The Christmas tree is a common custom for most of us. There are many interesting connections to ancient traditions such as Egyptian and Roman customs, early Christian practices, and the Victorian era. However, most credit Germany as being the origin of the Christmas tree as we know it today.

The evergreen fir tree has traditionally been used to celebrate pagan and Christian winter festivals.  Pagans used branches of it to decorate their homes during the winter solstice, because it made them think of the spring to come.  The Romans used fir trees to decorate their temples at the festival of Saturnalia.  Christians use it as a sign of everlasting life with God.

Germany is credited with starting the Christmas tree tradition as we now know it.  In the 16th century devout Christians brought decorated trees into their homes. Some built Christmas pyramids of wood and decorated them with evergreens and candles if wood was scarce. The 16th-century Protestant reformer, Martin Luther is believed to be the first to add lighted candles to a tree.  To recapture the brilliance of stars twinkling betwixt evergreens for his family, he erected a tree in the main room and wired its branches with lighted candles.

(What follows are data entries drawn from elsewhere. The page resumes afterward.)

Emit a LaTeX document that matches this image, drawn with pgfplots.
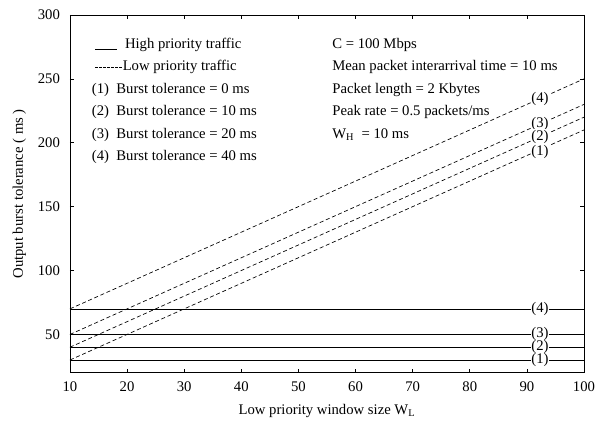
\documentclass[border=0pt]{standalone}
\usepackage{fontspec}
\setmainfont{Liberation Serif}
\usepackage{pgfplots}
\pgfplotsset{compat=1.18}

\begin{document}
\begin{tikzpicture}
\begin{axis}[scale only axis, width=385pt, height=268pt,
  xmin=10, xmax=100, ymin=20, ymax=300,
  xtick={10,20,...,100}, ytick={50,100,...,300},
  tick align=inside, major tick length=3pt,
  tick style={black, line width=0.4pt},
  axis line style={line width=0.5pt},
  /pgf/number format/assume math mode=true,
  tick label style={font=\fontsize{11}{13}\selectfont},
  yticklabel style={xshift=-4pt},
  xticklabel style={yshift=-3pt},
  label style={font=\fontsize{11}{13}\selectfont},
  xlabel={Low priority window size W\textsubscript{L}},
  ylabel={Output burst tolerance ( ms )},
  xlabel style={yshift=-3pt},
  ylabel style={yshift=2pt},
  every axis plot/.append style={black, line width=0.5pt, no marks},
  clip=false]
% low priority (dashed)
\addplot[dash pattern=on 3pt off 2pt] coordinates {(10,30)(100,210)};
\addplot[dash pattern=on 3pt off 2pt] coordinates {(10,40)(100,220)};
\addplot[dash pattern=on 3pt off 2pt] coordinates {(10,50)(100,230)};
\addplot[dash pattern=on 3pt off 2pt] coordinates {(10,70)(100,250)};
% high priority (solid)
\addplot[solid] coordinates {(10,30)(100,30)};
\addplot[solid] coordinates {(10,40)(100,40)};
\addplot[solid] coordinates {(10,50)(100,50)};
\addplot[solid] coordinates {(10,70)(100,70)};

% curve labels
\begin{scope}[every node/.style={fill=white, inner sep=0.6pt, font=\fontsize{11}{13}\selectfont}]
\node at (axis cs:92.3,234.6) {(4)};
\node at (axis cs:92.3,214.6) {(3)};
\node at (axis cs:92.3,204.6) {(2)};
\node at (axis cs:92.3,193.0) {(1)};
\node at (axis cs:92.3,70) {(4)};
\node at (axis cs:92.3,50) {(3)};
\node at (axis cs:92.3,40) {(2)};
\node at (axis cs:92.3,30) {(1)};
\end{scope}

% in-plot legend and parameters
\begin{scope}[every node/.style={anchor=west, inner sep=0pt, font=\fontsize{11}{13}\selectfont}]
\draw[line width=0.4pt] (axis cs:14.4,273.5) -- (axis cs:18.3,273.5);
\node at (axis cs:19.6,276.5) {High priority traffic};
\draw[line width=0.4pt, dash pattern=on 2pt off 1pt] (axis cs:14.4,259.3) -- (axis cs:19.2,259.3);
\node at (axis cs:19.2,259.3) {Low priority traffic};
\node at (axis cs:13.8,241.3) {(1)\ \ Burst tolerance = 0 ms};
\node at (axis cs:13.8,224.1) {(2)\ \ Burst tolerance = 10 ms};
\node at (axis cs:13.8,206.1) {(3)\ \ Burst tolerance = 20 ms};
\node at (axis cs:13.8,188.9) {(4)\ \ Burst tolerance = 40 ms};
\node at (axis cs:55.9,276.5) {C = 100 Mbps};
\node at (axis cs:55.9,259.3) {Mean packet interarrival time = 10 ms};
\node at (axis cs:55.9,241.3) {Packet length = 2 Kbytes};
\node at (axis cs:55.9,224.1) {Peak rate = 0.5 packets/ms};
\node at (axis cs:55.9,206.1) {W\textsubscript{H}\ \ = 10 ms};
\end{scope}
\end{axis}
% page margins as in the scan
\pgfresetboundingbox
\path ([shift={(-52.4pt,-36.7pt)}]current axis.south west)
  rectangle ([shift={(10.5pt,11.2pt)}]current axis.north east);
\end{tikzpicture}
\end{document}
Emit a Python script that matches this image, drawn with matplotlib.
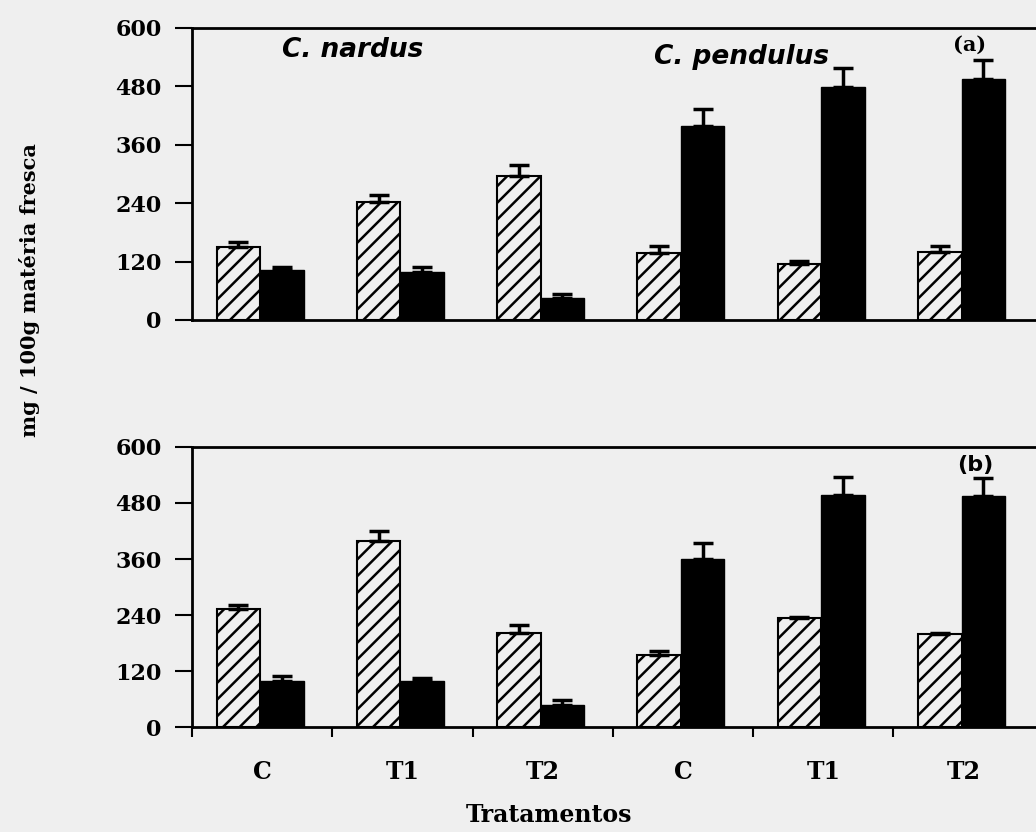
import numpy as np
import matplotlib
matplotlib.use("Agg")
import matplotlib.pyplot as plt

# tratamentos (C. nardus: C, T1, T2 ; C. pendulus: C, T1, T2)
tratamentos = ["C", "T1", "T2", "C", "T1", "T2"]

# painel (a)
a_hatched = [151, 242, 296, 138, 115, 140]
a_hatched_err = [10, 14, 22, 15, 7, 13]
a_black = [102, 98, 46, 398, 478, 495]
a_black_err = [6, 11, 8, 35, 40, 39]

# painel (b)
b_hatched = [253, 398, 202, 154, 234, 199]
b_hatched_err = [8, 21, 16, 9, 2, 3]
b_black = [98, 98, 48, 359, 498, 494]
b_black_err = [11, 7, 9, 36, 38, 40]

yticks = [0, 120, 240, 360, 480, 600]

bg = "#efefef"
serif = "DejaVu Serif"
sans = "DejaVu Sans"

fig = plt.figure(figsize=(10.36, 8.32), dpi=100, facecolor=bg)
plt.rcParams["hatch.linewidth"] = 1.8

W = 1036.0
H = 832.0
left = 192 / W
width = (1045 - 192) / W
ax_a = fig.add_axes([left, 1 - 320 / H, width, 292 / H])
ax_b = fig.add_axes([left, 1 - 727 / H, width, 280 / H])

x = np.arange(len(tratamentos))
bw = 0.31


def draw_panel(ax, hatched, h_err, black, b_err, xticks_on):
    ax.set_facecolor(bg)
    ax.bar(x + 0.33, hatched, bw, color=bg, edgecolor="black", hatch="//",
           linewidth=1.5, zorder=2)
    ax.bar(x + 0.64, black, bw, color="black", edgecolor="black", zorder=2)
    ax.errorbar(x + 0.33, hatched, yerr=[np.zeros(6), h_err], fmt="none",
                ecolor="black", elinewidth=2.5, capsize=7, capthick=2.5, zorder=3)
    ax.errorbar(x + 0.64, black, yerr=[np.zeros(6), b_err], fmt="none",
                ecolor="black", elinewidth=2.5, capsize=7, capthick=2.5, zorder=3)
    ax.set_xlim(0, 6.08)
    ax.set_ylim(0, 600)
    ax.set_yticks(yticks)
    ax.set_yticklabels([str(v) for v in yticks], fontfamily=serif,
                       fontweight="bold", fontsize=16)
    ax.tick_params(axis="y", direction="out", length=12, width=1.5, pad=10)
    for s in ["left", "bottom", "top"]:
        ax.spines[s].set_linewidth(2)
    ax.spines["right"].set_visible(False)
    if xticks_on:
        ax.set_xticks(np.arange(0, 6))
        ax.set_xticklabels([])
        ax.set_xticks(x + 0.5, minor=True)
        ax.set_xticklabels(tratamentos, minor=True, fontfamily=serif,
                           fontweight="bold", fontsize=17)
        ax.tick_params(axis="x", which="major", direction="out", length=7, width=1.5)
        ax.tick_params(axis="x", which="minor", length=0, pad=24)
    else:
        ax.set_xticks([])


draw_panel(ax_a, a_hatched, a_hatched_err, a_black, a_black_err, False)
draw_panel(ax_b, b_hatched, b_hatched_err, b_black, b_black_err, True)

fig.text(353 / W, 1 - 50 / H, "C. nardus", ha="center", va="center",
         fontfamily=sans, fontweight="bold", fontstyle="italic", fontsize=19)
fig.text(742 / W, 1 - 57 / H, "C. pendulus", ha="center", va="center",
         fontfamily=sans, fontweight="bold", fontstyle="italic", fontsize=19)
fig.text(970 / W, 1 - 45 / H, "(a)", ha="center", va="center",
         fontfamily=serif, fontweight="bold", fontsize=15)
fig.text(975 / W, 1 - 465 / H, "(b)", ha="center", va="center",
         fontfamily=sans, fontweight="bold", fontsize=16)

fig.text(30 / W, 1 - 290 / H, "mg / 100g matéria fresca", rotation=90,
         ha="center", va="center", fontfamily=serif, fontweight="bold", fontsize=15)
fig.text(549 / W, 1 - 815 / H, "Tratamentos", ha="center", va="center",
         fontfamily=serif, fontweight="bold", fontsize=17)

fig.savefig("out.png", dpi=100, facecolor=bg)
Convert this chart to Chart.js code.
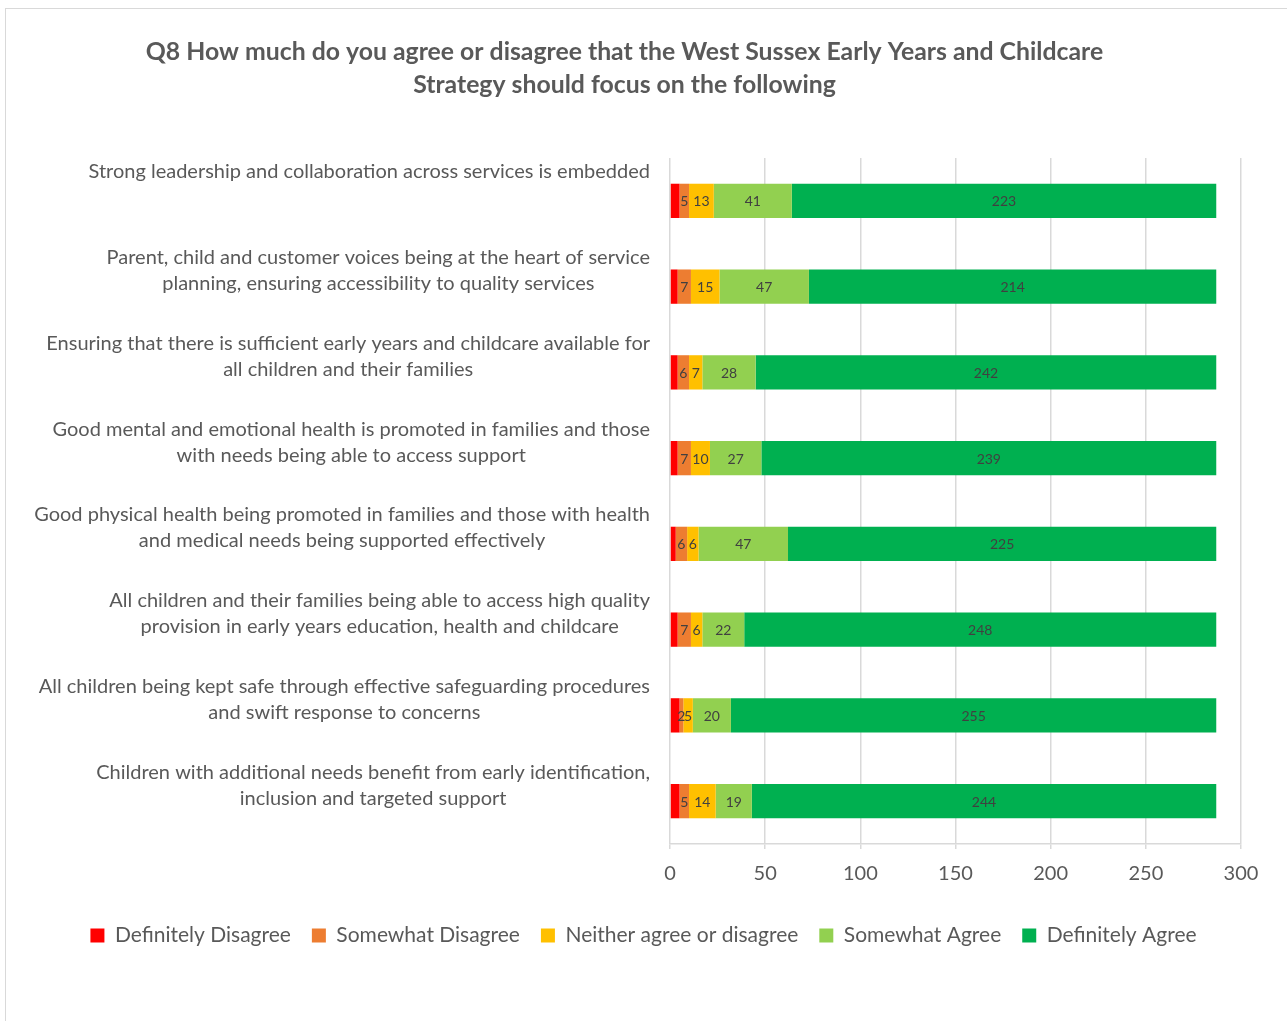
<!DOCTYPE html>
<html>
<head>
<meta charset="utf-8">
<script src="https://cdn.jsdelivr.net/npm/chart.js@4"></script>
<style>
  html, body { margin: 0; padding: 0; width: 1287px; height: 1021px; overflow: hidden; background: #ffffff; }
  #frame { position: absolute; left: 5px; top: 8px; width: 1400px; height: 1100px; border: 1.5px solid #d9d9d9; box-sizing: border-box; }
  #wrap { position: absolute; left: 0; top: 0; width: 1287px; height: 1021px; }
</style>
</head>
<body>
<div id="frame"></div>
<div id="wrap"><canvas id="c" width="1287" height="1021"></canvas></div>
<script>
const titleLines = [
  "Q8 How much do you agree or disagree that the West Sussex Early Years and Childcare",
  "Strategy should focus on the following"
];
const categories = [
  ["Strong leadership and collaboration across services is embedded"],
  ["Parent, child and customer voices being at the heart of service", "planning, ensuring accessibility to quality services"],
  ["Ensuring that there is sufficient early years and childcare available for", "all children and their families"],
  ["Good mental and emotional health is promoted in families and those", "with needs being able to access support"],
  ["Good physical health being promoted in families and those with health", "and medical needs being supported effectively"],
  ["All children and their families being able to access high quality", "provision in early years education, health and childcare"],
  ["All children being kept safe through effective safeguarding procedures", "and swift response to concerns"],
  ["Children with additional needs benefit from early identification,", "inclusion and targeted support"]
];
const seriesNames = ["Definitely Disagree", "Somewhat Disagree", "Neither agree or disagree", "Somewhat Agree", "Definitely Agree"];
const definitelyDisagree = [5, 4, 4, 4, 3, 4, 5, 5];
const somewhatDisagree   = [5, 7, 6, 7, 6, 7, 2, 5];
const neitherAgree       = [13, 15, 7, 10, 6, 6, 5, 14];
const somewhatAgree      = [41, 47, 28, 27, 47, 22, 20, 19];
const definitelyAgree    = [223, 214, 242, 239, 225, 248, 255, 244];
const xTicks = [0, 50, 100, 150, 200, 250, 300];

const colors = ["#FF0000", "#ED7D31", "#FFC000", "#92D050", "#00B050"];
const allSeries = [definitelyDisagree, somewhatDisagree, neitherAgree, somewhatAgree, definitelyAgree];
const showLabels = [false, true, true, true, true];

const FONT = "Lato, 'Open Sans', sans-serif";
const GREY = "#595959";

const labelsPlugin = {
  id: 'customText',
  afterDraw(chart) {
    const ctx = chart.ctx;
    ctx.save();
    // Title
    ctx.fillStyle = GREY;
    ctx.font = "bold 24.8px " + FONT;
    ctx.textAlign = 'center';
    ctx.textBaseline = 'middle';
    ctx.fillText(titleLines[0], 624.5, 52);
    ctx.fillText(titleLines[1], 624.5, 85);
    // Category labels
    const yScale = chart.scales.y;
    ctx.font = "20px " + FONT;
    categories.forEach((lines, i) => {
      const cy = yScale.getPixelForValue(i);
      let w = 0;
      lines.forEach(l => { w = Math.max(w, ctx.measureText(l).width); });
      const right = chart.chartArea.left - 20;
      const cx = right - w / 2;
      lines.forEach((l, k) => {
        ctx.fillText(l, cx, cy - 29 + 26 * k);
      });
    });
    // Data labels
    ctx.font = "14px " + FONT;
    ctx.fillStyle = "#404040";
    chart.data.datasets.forEach((ds, di) => {
      if (!showLabels[di]) return;
      const meta = chart.getDatasetMeta(di);
      meta.data.forEach((el, j) => {
        const p = el.getCenterPoint();
        ctx.fillText(String(ds.data[j]), p.x, p.y + 1);
      });
    });
    ctx.restore();
  }
};

new Chart(document.getElementById('c'), {
  type: 'bar',
  data: {
    labels: categories.map(c => c.join(' ')),
    datasets: allSeries.map((d, i) => ({
      label: seriesNames[i],
      data: d,
      backgroundColor: colors[i],
      borderWidth: 0,
      barPercentage: 0.4,
      categoryPercentage: 1.0
    }))
  },
  options: {
    indexAxis: 'y',
    responsive: false,
    animation: false,
    layout: { padding: { top: 158, left: 0, right: 0, bottom: 65 } },
    plugins: {
      title: { display: false },
      tooltip: { enabled: false },
      legend: {
        display: true,
        position: 'bottom',
        labels: {
          boxWidth: 14,
          boxHeight: 14,
          padding: 21,
          color: GREY,
          font: { family: FONT, size: 21 }
        }
      }
    },
    scales: {
      x: {
        stacked: true,
        min: 0,
        max: 300,
        afterBuildTicks: s => { s.ticks = xTicks.map(v => ({ value: v })); },
        afterFit: s => { s.height = 60; },
        grid: { color: "#d9d9d9", lineWidth: 1.5, tickLength: 5, drawTicks: true },
        border: { display: true, color: "#d9d9d9", width: 1.5 },
        ticks: { color: GREY, padding: 13, font: { family: FONT, size: 20 } }
      },
      y: {
        stacked: true,
        afterFit: s => { s.width = 670; },
        grid: { display: false },
        border: { display: false },
        ticks: { display: false }
      },
      yRight: {
        type: 'linear',
        position: 'right',
        display: true,
        afterFit: s => { s.width = 46; },
        grid: { display: false },
        border: { display: false },
        ticks: { display: false }
      }
    }
  },
  plugins: [labelsPlugin]
});
</script>
</body>
</html>
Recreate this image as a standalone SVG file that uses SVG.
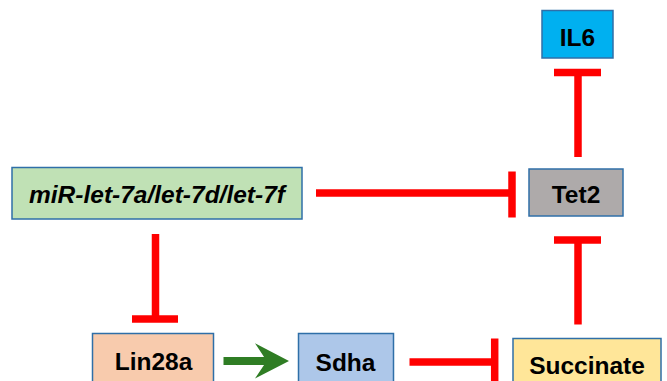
<svg xmlns="http://www.w3.org/2000/svg" width="667" height="381" viewBox="0 0 667 381">
<style>
.box{stroke:#2F6FA8;stroke-width:1.5}
.lbl{font-family:"Liberation Sans",Arial,sans-serif;font-weight:bold;font-size:24.5px;fill:#000;text-anchor:middle}
.inh{stroke:#FF0000;stroke-width:7.5;fill:none}
</style>
<rect width="667" height="381" fill="#FFFFFF"/>
<g id="connectors">
  <!-- miR inhibits Tet2 -->
  <line class="inh" x1="316" y1="193" x2="512" y2="193"/>
  <line class="inh" x1="512" y1="171.5" x2="512" y2="217.5"/>
  <!-- Tet2 inhibits IL6 -->
  <line class="inh" x1="578" y1="157" x2="578" y2="72.5"/>
  <line class="inh" x1="554" y1="72.5" x2="601" y2="72.5"/>
  <!-- Succinate inhibits Tet2 -->
  <line class="inh" x1="578" y1="324.5" x2="578" y2="240"/>
  <line class="inh" x1="554" y1="240" x2="601" y2="240"/>
  <!-- miR inhibits Lin28a -->
  <line class="inh" x1="155.5" y1="234" x2="155.5" y2="319"/>
  <line class="inh" x1="132" y1="319" x2="178" y2="319"/>
  <!-- Sdha inhibits Succinate -->
  <line class="inh" x1="409.5" y1="362" x2="494.7" y2="362"/>
  <line class="inh" x1="494.7" y1="338.5" x2="494.7" y2="384"/>
  <!-- Lin28a activates Sdha -->
  <line x1="223.5" y1="361" x2="268" y2="361" stroke="#2F7D24" stroke-width="8"/>
  <polygon points="255,343.3 289,361 255,378.5 266.7,361" fill="#2F7D24"/>
</g>
<g id="IL6">
  <rect class="box" x="542" y="10.5" width="71" height="47.5" fill="#00B0F0"/>
  <text class="lbl" x="577.5" y="45.5">IL6</text>
</g>
<g id="Tet2">
  <rect class="box" x="529" y="169" width="94" height="47" fill="#AEAAAA"/>
  <text class="lbl" x="576" y="202.5">Tet2</text>
</g>
<g id="miR">
  <rect class="box" x="12" y="167.5" width="290" height="51.5" fill="#C0E1B5"/>
  <text class="lbl" x="157" y="202.5" font-style="italic">miR-let-7a/let-7d/let-7f</text>
</g>
<g id="Lin28a">
  <rect class="box" x="92.5" y="333.5" width="121" height="49" fill="#F8CBAD"/>
  <text class="lbl" x="153.5" y="369.5">Lin28a</text>
</g>
<g id="Sdha">
  <rect class="box" x="298.5" y="333.5" width="95" height="49" fill="#ADC7E9"/>
  <text class="lbl" x="345.5" y="371">Sdha</text>
</g>
<g id="Succinate">
  <rect class="box" x="513" y="338.5" width="148" height="49" fill="#FFE699"/>
  <text class="lbl" x="587" y="374">Succinate</text>
</g>
</svg>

Most 19th-century Americans found Christmas trees an anomaly. The first record of one being on display was in the 1830s by the German settlers of Pennsylvania, although trees had been a tradition in many German homes much earlier. The Pennsylvania German settlements had community trees as early as 1747. But, as late as the 1840s Christmas trees were considered pagan symbols and not accepted by most Americans.  In the mid-1800s, Christmas trees became popular in Great Britain when a drawing of Prince Albert and Queen Victoria with a Christmas tree in Windsor Castle was published.  The tree was decorated with candles to represent stars.  Afterwards, the Christmas tree became popular in Britain and America.

In the early 1900s, Americans decorated their trees with homemade ornaments and the German-Americans decorated with apples, nuts, and cookies.  Popcorn was dyed bright colors and strung together with berries and nuts.  Electricity made it possible for Christmas lights to replace candles and glow continuously.  They began to appear in town squares and having a Christmas tree in the home became an American tradition.